Des forêts de conifères et de bouleaux, fantômes immobiles blanchies de neige, défilent devant nos yeux avant d’arriver à Treblinka situé à 100 km au nord-est de Varsovie. Isolé en pleine campagne au milieu des forêts, il ne reste rien. Des monuments commémoratifs ont été érigés. Un haut-parleur diffuse l’histoire du camp de Treblinka, usine de mort, qui a fonctionné jusqu’en 1943, sa révolte. Début de la fin pour les Nazis. Debout, chacun dans son coin écoute, face aux arbres, en se tournant le dos, ou bien le regard à terre. La terre est la même, les arbres aussi. Puis nous prenons le chemin qu’eux prirent. Jacques s’approche de moi et me confie très doucement, n’oublie que tu marches sur des morts. Partout dans les camps nous avons marché sur les morts. De nombreux blocs de granit jalonnent le chemin, comme ces rails. 


On arrive à l’impressionnant cimetière qui brave le temps, face à l’immensité du ciel - des pierres qui parlent avec les noms gravés des localités d’où venaient les déportés. L’Union Soviétique englobe à elle seule presque tous les pays satellites d’alors. Je n’ai pas trouvé Minsk, Vilna, Alyté ou Kovno. Mais ils sont tous là nos morts dans nos cœurs. Au pied de l’énorme ménora, qui se dresse sur le monumental bloc de pierre reposent des fleurs fraîches, et des  bougies que l’on a allumé à la mémoire des morts. On en allume d’autres, et Albert, notre pied noir venu de Marseille, récite le Kaddish et me demande les noms. Qui veut mesurer l’ampleur du désastre, doit se rendre à Birkenau et Treblinka - s’il le peut - là, il comprendra.
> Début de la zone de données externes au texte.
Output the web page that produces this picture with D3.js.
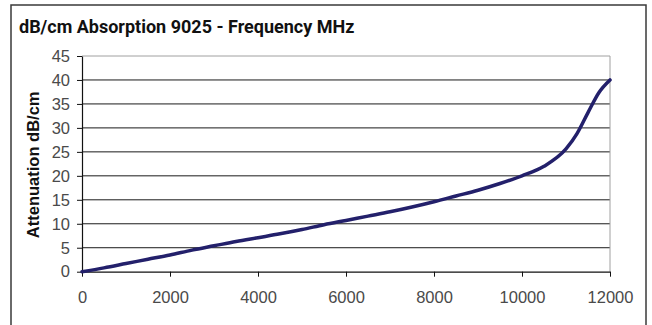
<!DOCTYPE html>
<html>
<head>
<meta charset="utf-8">
<script src="https://cdn.jsdelivr.net/npm/d3@7"></script>
<style>
  html, body { margin: 0; padding: 0; background: #fff; }
  svg { display: block; }
</style>
</head>
<body>
<svg id="chart" width="652" height="325"></svg>
<script>
// Attenuation of 9025 material versus frequency
const frequencyMHz = [0, 500, 1000, 1500, 2000, 2500, 3000, 3500, 4000, 4500, 5000, 5500, 6000,
  6500, 7000, 7500, 8000, 8500, 9000, 9500, 10000, 10500, 11000, 11250, 11500, 11750, 12000];
const attenuationDb = [0, 0.8, 1.7, 2.6, 3.5, 4.5, 5.4, 6.3, 7.1, 7.9, 8.8, 9.8, 10.7,
  11.6, 12.5, 13.5, 14.6, 15.8, 17.0, 18.4, 20.0, 22.0, 25.6, 28.8, 33.2, 37.4, 40.0];
const xTicks = [0, 2000, 4000, 6000, 8000, 10000, 12000];
const yTicks = [0, 5, 10, 15, 20, 25, 30, 35, 40, 45];

const svg = d3.select("#chart");

// Outer frame (open at the bottom edge of the page)
svg.append("rect")
  .attr("x", 11).attr("y", 5)
  .attr("width", 635).attr("height", 340)
  .attr("fill", "#fff").attr("stroke", "#3a3a3a").attr("stroke-width", 1.5);

svg.append("text")
  .attr("x", 19).attr("y", 33)
  .attr("font-family", "Roboto, 'Open Sans', sans-serif")
  .attr("font-weight", 700).attr("font-size", 18)
  .attr("fill", "#111")
  .text("dB/cm Absorption 9025 - Frequency MHz");

const plotLeft = 82, plotRight = 610, plotTop = 56, plotBottom = 271.7;
const x = d3.scaleLinear().domain([0, 12000]).range([plotLeft, plotRight]);
const y = d3.scaleLinear().domain([0, 45]).range([plotBottom, plotTop]);

// Horizontal gridlines
svg.append("g").selectAll("line")
  .data(yTicks.filter(d => d > 0 && d < 45))
  .join("line")
  .attr("x1", plotLeft).attr("x2", plotRight)
  .attr("y1", d => y(d)).attr("y2", d => y(d))
  .attr("stroke", "#1a1a1a").attr("stroke-width", 1);

// Plot border (top and right)
svg.append("path")
  .attr("d", `M${plotLeft},${y(45)}H${plotRight}V${plotBottom}`)
  .attr("fill", "none").attr("stroke", "#a0a0a0").attr("stroke-width", 1);

const tickFont = "Arial, 'Liberation Sans', sans-serif";

const yAxis = svg.append("g")
  .attr("transform", `translate(${plotLeft},0)`)
  .call(d3.axisLeft(y).tickValues(yTicks).tickSize(5).tickPadding(7).tickSizeOuter(0));
const xAxis = svg.append("g")
  .attr("transform", `translate(0,${plotBottom})`)
  .call(d3.axisBottom(x).tickValues(xTicks).tickSize(5).tickPadding(15).tickSizeOuter(0)
    .tickFormat(d3.format("d")));

[yAxis, xAxis].forEach(g => {
  g.select(".domain").attr("stroke", "#111").attr("stroke-width", 1.2);
  g.selectAll(".tick line").attr("stroke", "#111");
  g.selectAll(".tick text")
    .attr("font-family", tickFont).attr("font-size", 16.5).attr("fill", "#4a4a4a");
});

// Attenuation curve
const line = d3.line()
  .x((d, i) => x(frequencyMHz[i]))
  .y(d => y(d))
  .curve(d3.curveMonotoneX);

svg.append("path")
  .datum(attenuationDb)
  .attr("d", line)
  .attr("fill", "none")
  .attr("stroke", "#23206b")
  .attr("stroke-width", 3.5)
  .attr("stroke-linecap", "round")
  .attr("stroke-linejoin", "round");

svg.append("text")
  .attr("transform", `translate(39,${(plotTop + plotBottom) / 2 + 1}) rotate(-90)`)
  .attr("text-anchor", "middle")
  .attr("font-family", tickFont)
  .attr("font-weight", 700).attr("font-size", 16.5)
  .attr("fill", "#111")
  .text("Attenuation dB/cm");
</script>
</body>
</html>
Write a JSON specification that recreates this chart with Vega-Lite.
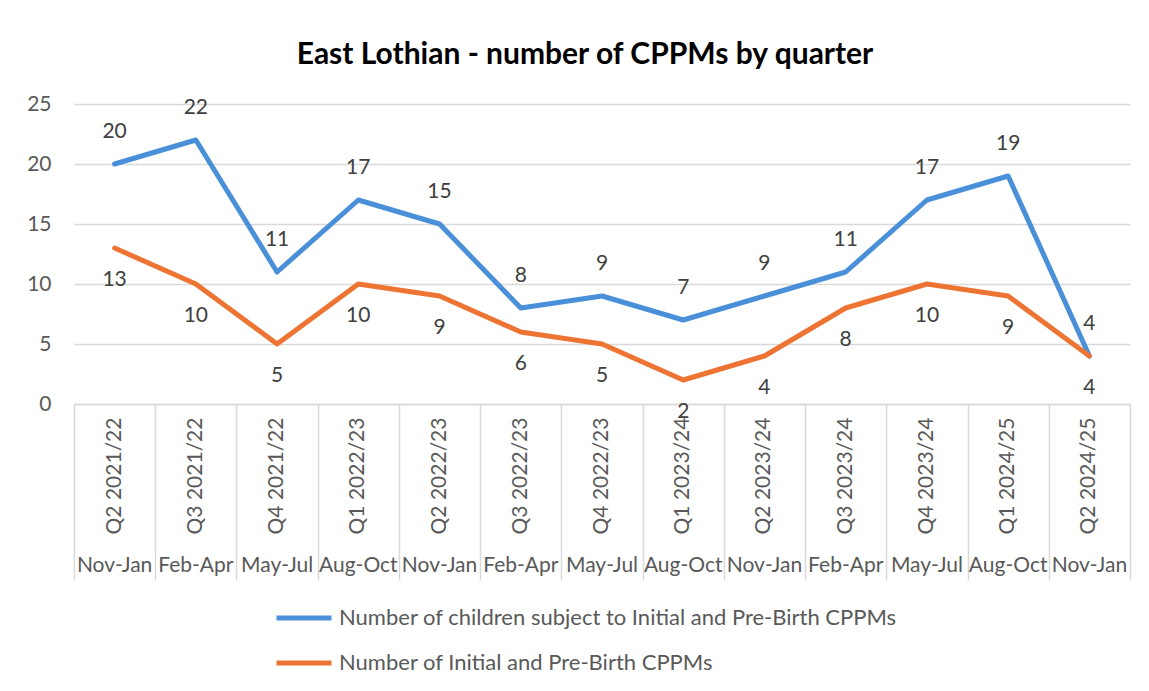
{
  "$schema": "https://vega.github.io/schema/vega-lite/v6.json",
  "autosize": {"type": "none"},
  "width": 1056,
  "height": 300,
  "padding": {"left": 74, "top": 104, "right": 19, "bottom": 287},
  "background": "white",
  "title": {
    "text": "East Lothian - number of CPPMs by quarter",
    "font": "Lato",
    "fontSize": 30,
    "fontWeight": "bold",
    "color": "#000000",
    "anchor": "middle",
    "frame": "group",
    "dx": -17,
    "offset": 23
  },
  "config": {
    "view": {"stroke": null},
    "font": "Lato"
  },
  "data": {
    "values": [
      {"quarter": "Q2 2021/22", "series": "Number of children subject to Initial and Pre-Birth CPPMs", "value": 20},
      {"quarter": "Q3 2021/22", "series": "Number of children subject to Initial and Pre-Birth CPPMs", "value": 22},
      {"quarter": "Q4 2021/22", "series": "Number of children subject to Initial and Pre-Birth CPPMs", "value": 11},
      {"quarter": "Q1 2022/23", "series": "Number of children subject to Initial and Pre-Birth CPPMs", "value": 17},
      {"quarter": "Q2 2022/23", "series": "Number of children subject to Initial and Pre-Birth CPPMs", "value": 15},
      {"quarter": "Q3 2022/23", "series": "Number of children subject to Initial and Pre-Birth CPPMs", "value": 8},
      {"quarter": "Q4 2022/23", "series": "Number of children subject to Initial and Pre-Birth CPPMs", "value": 9},
      {"quarter": "Q1 2023/24", "series": "Number of children subject to Initial and Pre-Birth CPPMs", "value": 7},
      {"quarter": "Q2 2023/24", "series": "Number of children subject to Initial and Pre-Birth CPPMs", "value": 9},
      {"quarter": "Q3 2023/24", "series": "Number of children subject to Initial and Pre-Birth CPPMs", "value": 11},
      {"quarter": "Q4 2023/24", "series": "Number of children subject to Initial and Pre-Birth CPPMs", "value": 17},
      {"quarter": "Q1 2024/25", "series": "Number of children subject to Initial and Pre-Birth CPPMs", "value": 19},
      {"quarter": "Q2 2024/25", "series": "Number of children subject to Initial and Pre-Birth CPPMs", "value": 4},
      {"quarter": "Q2 2021/22", "series": "Number of Initial and Pre-Birth CPPMs", "value": 13},
      {"quarter": "Q3 2021/22", "series": "Number of Initial and Pre-Birth CPPMs", "value": 10},
      {"quarter": "Q4 2021/22", "series": "Number of Initial and Pre-Birth CPPMs", "value": 5},
      {"quarter": "Q1 2022/23", "series": "Number of Initial and Pre-Birth CPPMs", "value": 10},
      {"quarter": "Q2 2022/23", "series": "Number of Initial and Pre-Birth CPPMs", "value": 9},
      {"quarter": "Q3 2022/23", "series": "Number of Initial and Pre-Birth CPPMs", "value": 6},
      {"quarter": "Q4 2022/23", "series": "Number of Initial and Pre-Birth CPPMs", "value": 5},
      {"quarter": "Q1 2023/24", "series": "Number of Initial and Pre-Birth CPPMs", "value": 2},
      {"quarter": "Q2 2023/24", "series": "Number of Initial and Pre-Birth CPPMs", "value": 4},
      {"quarter": "Q3 2023/24", "series": "Number of Initial and Pre-Birth CPPMs", "value": 8},
      {"quarter": "Q4 2023/24", "series": "Number of Initial and Pre-Birth CPPMs", "value": 10},
      {"quarter": "Q1 2024/25", "series": "Number of Initial and Pre-Birth CPPMs", "value": 9},
      {"quarter": "Q2 2024/25", "series": "Number of Initial and Pre-Birth CPPMs", "value": 4}
    ]
  },
  "resolve": {"axis": {"x": "independent"}},
  "layer": [
    {
      "mark": {"type": "line", "strokeWidth": 5, "strokeCap": "round", "strokeJoin": "round"},
      "encoding": {
        "x": {
          "field": "quarter", "type": "nominal", "sort": null,
          "scale": {"type": "band", "paddingInner": 0, "paddingOuter": 0},
          "axis": {
            "orient": "bottom", "title": null, "labels": false,
            "ticks": true, "tickBand": "extent", "tickSize": 176, "tickColor": "#d9d9d9", "tickWidth": 1.5,
            "domain": true, "domainColor": "#d9d9d9", "domainWidth": 1.5, "grid": false
          }
        },
        "y": {
          "field": "value", "type": "quantitative",
          "scale": {"domain": [0, 25], "nice": false},
          "axis": {
            "title": null, "values": [0, 5, 10, 15, 20, 25], "domain": false, "ticks": false,
            "labelFontSize": 21, "labelColor": "#595959", "labelPadding": 23,
            "grid": true, "gridColor": "#d9d9d9", "gridWidth": 1.5
          }
        },
        "color": {
          "field": "series", "type": "nominal",
          "scale": {
            "domain": ["Number of children subject to Initial and Pre-Birth CPPMs", "Number of Initial and Pre-Birth CPPMs"],
            "range": ["#4a90d9", "#ed7433"]
          },
          "legend": {
            "title": null, "orient": "none", "direction": "vertical",
            "legendX": 200, "legendY": 484,
            "symbolType": "stroke", "symbolSize": 3025, "symbolStrokeWidth": 5,
            "labelFontSize": 22, "labelColor": "#595959", "labelLimit": 800,
            "rowPadding": 4, "labelOffset": 5
          }
        }
      }
    },
    {
      "transform": [{"filter": "datum.series === 'Number of children subject to Initial and Pre-Birth CPPMs'"}],
      "mark": {"type": "text", "dy": -32, "fontSize": 21, "color": "#404040"},
      "encoding": {
        "x": {
          "field": "quarter", "type": "nominal", "sort": null,
          "axis": {
            "orient": "bottom", "title": null, "ticks": false, "domain": false, "grid": false,
            "labelAngle": 270, "labelPadding": 13, "labelFontSize": 21, "labelColor": "#595959"
          }
        },
        "y": {"field": "value", "type": "quantitative"},
        "text": {"field": "value", "type": "quantitative"}
      }
    },
    {
      "transform": [{"filter": "datum.series === 'Number of Initial and Pre-Birth CPPMs'"}],
      "mark": {"type": "text", "dy": 32, "fontSize": 21, "color": "#404040"},
      "encoding": {
        "x": {
          "field": "quarter", "type": "nominal", "sort": null,
          "axis": {
            "orient": "bottom", "title": null, "ticks": false, "domain": false, "grid": false,
            "labelAngle": 0, "labelPadding": 150, "labelFontSize": 21, "labelColor": "#595959",
            "labelBaseline": "top",
            "labelExpr": "slice(datum.value, 0, 2) === 'Q1' ? 'Aug-Oct' : slice(datum.value, 0, 2) === 'Q2' ? 'Nov-Jan' : slice(datum.value, 0, 2) === 'Q3' ? 'Feb-Apr' : 'May-Jul'"
          }
        },
        "y": {"field": "value", "type": "quantitative"},
        "text": {"field": "value", "type": "quantitative"}
      }
    }
  ]
}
Varsovie, c’est le ghetto avec les monuments/points de repère de la bouche d’égout d’où s’évadèrent miraculeusement quelques-uns, au monticule/ lieu de réunion secrète où se fomenta l’insurrection. Ici le bâtiment de la Gestapo où furent consignés ceux en partance vers les camps ; là l’Umschlag Platz, point d’embarquement dans les trains.  Albert, Jacques et Maxime demandent à Fayçal et Nabil de déposer une gerbe devant le monument du ghetto. Une minute de silence. Albert récite le Kaddish et le Pasteur donne une bénédiction.

Ce qui était un voyage historico-culturel s’est transformé, à l’insu de tous, en un travail personnel dont chacun était plus ou moins conscient. Cette communauté d’êtres différents a rassemblé les ferveurs, les douleurs, et les espérances. Chacun s’est mesuré à lui-même, cherchant sa vérité profonde, mais surtout à l’unisson de l’autre.